__SUPPLIED RECORDS__:
start

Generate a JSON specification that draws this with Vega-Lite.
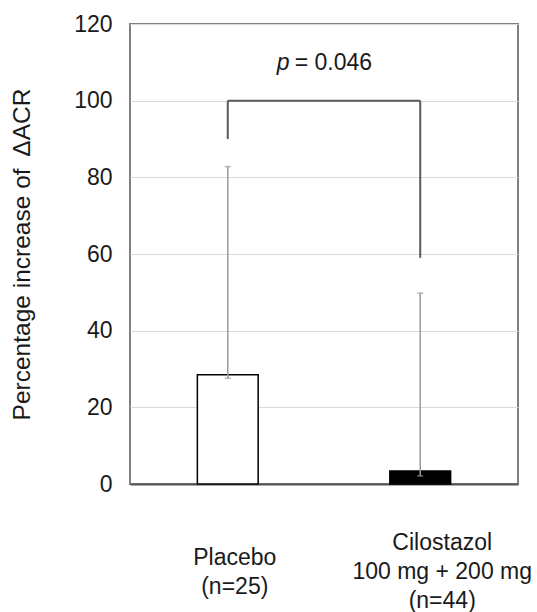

end
start

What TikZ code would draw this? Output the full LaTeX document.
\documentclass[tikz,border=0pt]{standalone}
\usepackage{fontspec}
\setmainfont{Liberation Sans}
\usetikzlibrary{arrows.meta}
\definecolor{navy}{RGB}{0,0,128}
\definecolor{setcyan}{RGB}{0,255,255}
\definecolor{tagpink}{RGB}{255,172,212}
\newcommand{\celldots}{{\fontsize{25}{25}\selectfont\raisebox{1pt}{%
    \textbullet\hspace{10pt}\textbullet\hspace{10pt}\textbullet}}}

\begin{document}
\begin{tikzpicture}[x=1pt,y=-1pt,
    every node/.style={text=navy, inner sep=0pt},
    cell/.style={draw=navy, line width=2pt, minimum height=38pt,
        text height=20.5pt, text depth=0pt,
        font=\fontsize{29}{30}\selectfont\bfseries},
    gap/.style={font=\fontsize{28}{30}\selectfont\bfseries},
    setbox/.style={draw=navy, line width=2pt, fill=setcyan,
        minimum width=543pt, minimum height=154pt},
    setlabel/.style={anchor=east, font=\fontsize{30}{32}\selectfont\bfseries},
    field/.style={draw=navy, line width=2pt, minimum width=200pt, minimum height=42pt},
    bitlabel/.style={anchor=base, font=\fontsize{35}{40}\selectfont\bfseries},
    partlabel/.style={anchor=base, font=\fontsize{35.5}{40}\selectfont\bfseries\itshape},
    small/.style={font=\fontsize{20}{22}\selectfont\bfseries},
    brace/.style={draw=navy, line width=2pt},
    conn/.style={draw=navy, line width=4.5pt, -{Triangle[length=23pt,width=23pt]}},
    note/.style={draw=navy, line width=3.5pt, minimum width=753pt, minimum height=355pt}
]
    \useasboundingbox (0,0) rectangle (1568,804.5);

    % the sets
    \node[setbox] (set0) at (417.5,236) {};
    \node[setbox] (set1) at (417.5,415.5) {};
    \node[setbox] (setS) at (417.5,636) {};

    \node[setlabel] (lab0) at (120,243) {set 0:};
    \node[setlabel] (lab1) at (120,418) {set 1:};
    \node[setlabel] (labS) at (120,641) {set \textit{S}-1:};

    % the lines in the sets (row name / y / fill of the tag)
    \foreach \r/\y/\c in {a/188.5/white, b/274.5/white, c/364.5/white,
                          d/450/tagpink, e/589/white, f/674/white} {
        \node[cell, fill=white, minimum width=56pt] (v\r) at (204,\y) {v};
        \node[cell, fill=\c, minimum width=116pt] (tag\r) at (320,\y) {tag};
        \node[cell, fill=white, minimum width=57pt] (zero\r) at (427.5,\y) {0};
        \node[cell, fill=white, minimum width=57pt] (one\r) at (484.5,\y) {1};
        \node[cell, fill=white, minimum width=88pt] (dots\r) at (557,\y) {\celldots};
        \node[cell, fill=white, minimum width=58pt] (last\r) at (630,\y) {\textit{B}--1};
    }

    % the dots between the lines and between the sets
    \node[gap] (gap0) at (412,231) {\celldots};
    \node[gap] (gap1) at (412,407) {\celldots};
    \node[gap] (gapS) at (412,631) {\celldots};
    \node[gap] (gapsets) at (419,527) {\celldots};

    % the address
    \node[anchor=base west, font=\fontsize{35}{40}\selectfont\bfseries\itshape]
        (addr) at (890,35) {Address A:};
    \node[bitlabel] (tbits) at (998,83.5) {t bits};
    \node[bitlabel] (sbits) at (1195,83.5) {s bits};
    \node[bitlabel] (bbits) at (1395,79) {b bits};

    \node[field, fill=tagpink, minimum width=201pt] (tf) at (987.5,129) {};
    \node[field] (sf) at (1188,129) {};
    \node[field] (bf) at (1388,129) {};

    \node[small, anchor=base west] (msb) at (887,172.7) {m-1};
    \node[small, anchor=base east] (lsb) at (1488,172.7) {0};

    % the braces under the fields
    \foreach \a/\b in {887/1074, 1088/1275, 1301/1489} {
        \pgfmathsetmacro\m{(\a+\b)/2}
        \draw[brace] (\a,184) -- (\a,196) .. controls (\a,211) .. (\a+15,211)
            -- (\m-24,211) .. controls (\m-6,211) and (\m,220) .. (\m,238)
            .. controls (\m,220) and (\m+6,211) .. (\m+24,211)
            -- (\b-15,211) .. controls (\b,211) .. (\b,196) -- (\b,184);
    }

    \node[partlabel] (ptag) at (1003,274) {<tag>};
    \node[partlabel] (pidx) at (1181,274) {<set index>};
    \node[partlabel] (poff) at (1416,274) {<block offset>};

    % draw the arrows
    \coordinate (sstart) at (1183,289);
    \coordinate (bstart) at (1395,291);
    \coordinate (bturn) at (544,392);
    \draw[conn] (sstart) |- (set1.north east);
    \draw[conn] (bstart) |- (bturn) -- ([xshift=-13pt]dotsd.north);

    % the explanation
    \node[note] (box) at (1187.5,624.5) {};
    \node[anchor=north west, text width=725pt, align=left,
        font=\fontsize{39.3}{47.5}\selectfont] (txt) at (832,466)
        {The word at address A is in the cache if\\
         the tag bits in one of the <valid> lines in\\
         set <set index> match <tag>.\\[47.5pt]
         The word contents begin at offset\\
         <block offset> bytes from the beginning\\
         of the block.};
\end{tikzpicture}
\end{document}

end

__GIVEN TASK__: Exactly how many lines in the data above contain the word "this"? Respond with the number and nothing more.

__SOLUTION TO THE PROBLEM__: 2